Cover of "10 Commandments of Common Sense...

Cover of 10 Commandments of Common Sense

I have notably been in a serious mood of late, and this post is a reflection of that. I am going to have to lighten up a bit, as I am depressing myself.

What are the six ugliest words in the English Language? Off the top of my head, here are my six:  starvation, violence, war, hate, cold-heartedness, and greed.

Hal Urban, author of The 10 Commandments of Common Sense has six different words. His are: selfish, egotistical, conceited, haughty, self-centred, and arrogant.

What do his six words and my six words have in common? His six words are more personality based, while mine are more far-reaching—but the thing they have in common is that his words lead to mine.

Greed has caused war. Cold-heartedness is the result of being egotistical.  Haughty leads to hate. And the list goes on.

By examining these words, by defining them, by being appalled by them, we can make strides. But first we have to recognize them for what they are. They are all part of the human condition.
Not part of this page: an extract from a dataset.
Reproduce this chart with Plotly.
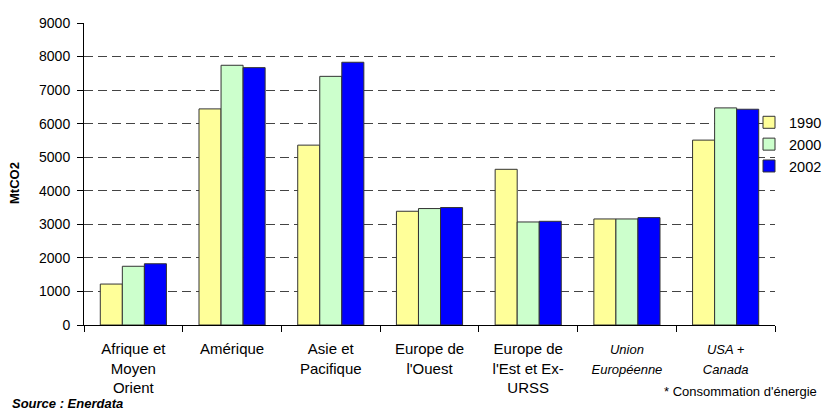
import plotly.graph_objects as go

categories = ["Afrique et<br>Moyen<br>Orient", "Amérique", "Asie et<br>Pacifique",
              "Europe de<br>l'Ouest", "Europe de<br>l'Est et Ex-<br>URSS",
              "<i><span style='font-size:13px'>Union<br>Européenne</span></i>",
              "<i><span style='font-size:13px'>USA +<br>Canada</span></i>"]
years = ["1990", "2000", "2002"]
v1990 = [1220, 6440, 5360, 3390, 4640, 3160, 5510]
v2000 = [1750, 7740, 7410, 3470, 3070, 3160, 6470]
v2002 = [1825, 7670, 7830, 3500, 3090, 3200, 6430]
colors = ["#FFFF99", "#CCFFCC", "#0000FF"]
y_ticks = list(range(0, 9001, 1000))

W, H = 823, 408
L, R, T, B = 84, 775, 22.7, 325.3
pw, ph = R - L, B - T


def px(x):
    return (x - L) / pw


def py(y):
    return (B - y) / ph


fig = go.Figure()
for name, vals, col in zip(years, [v1990, v2000, v2002], colors):
    fig.add_trace(go.Bar(name=name, x=categories, y=vals,
                         marker=dict(color=col, line=dict(color="#333333", width=1))))

fig.update_layout(
    width=W, height=H,
    margin=dict(l=L, r=W - R, t=T, b=H - B, autoexpand=False),
    paper_bgcolor="white", plot_bgcolor="white",
    barmode="group", bargap=0.33, bargroupgap=0,
    font=dict(family="Liberation Sans, Arial, sans-serif", color="black"),
    showlegend=True,
    legend=dict(x=px(749), y=py(144.3), xanchor="left", yanchor="middle",
                font=dict(size=14.5), bgcolor="rgba(0,0,0,0)",
                itemwidth=30, tracegroupgap=0),
    xaxis=dict(showline=True, linecolor="black", linewidth=1,
               ticks="outside", tickson="boundaries", ticklen=6, tickcolor="black",
               tickfont=dict(size=15), showgrid=False, ticklabelstandoff=10),
    yaxis=dict(range=[0, 9000], tickvals=y_ticks, showline=True, linecolor="black",
               linewidth=1, ticks="outside", ticklen=6, tickcolor="black",
               tickfont=dict(size=14), showgrid=True, gridcolor="#444444",
               griddash="9px,5px", gridwidth=1, zeroline=False, ticklabelstandoff=4),
    annotations=[
        dict(text="<b>MtCO2</b>", x=px(15), y=py(183), xref="paper", yref="paper",
             xanchor="center", yanchor="middle",
             showarrow=False, textangle=-90, font=dict(size=13)),
        dict(text="<b><i>Source : Enerdata</i></b>", x=px(10), y=py(394), xref="paper",
             yref="paper", xanchor="left", yanchor="top", showarrow=False,
             font=dict(size=13)),
        dict(text="* Consommation d'énergie", x=px(819), y=py(392), xref="paper",
             yref="paper", xanchor="right", yanchor="middle", showarrow=False,
             font=dict(size=13)),
    ],
)

fig.write_html("out.html", config={"displayModeBar": False},
               post_script="document.body.style.margin='0';document.body.style.overflow='hidden';")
I will leave you with some words from C.S. Lewis, who believes that pride is the one word we should wrestle to the ground. He said:

“Nearly all those evils in the world which people put down to selfishness are really far more the result of pride….It is pride that has been the chief cause of misery in every nation and family since the world began…The first step is to realize that one is proud. And a biggish step, too. At least nothing whatever can be done before it. If you think you are not conceited, it means you are very conceited indeed.”

According to Urban, Lewis believes that “We can’t overcome it unless we first acknowledge it.”

Words

Words (Photo credit: sirwiseowl)

So what do you think? What are your six ugliest words? And do you concede that you are conceited?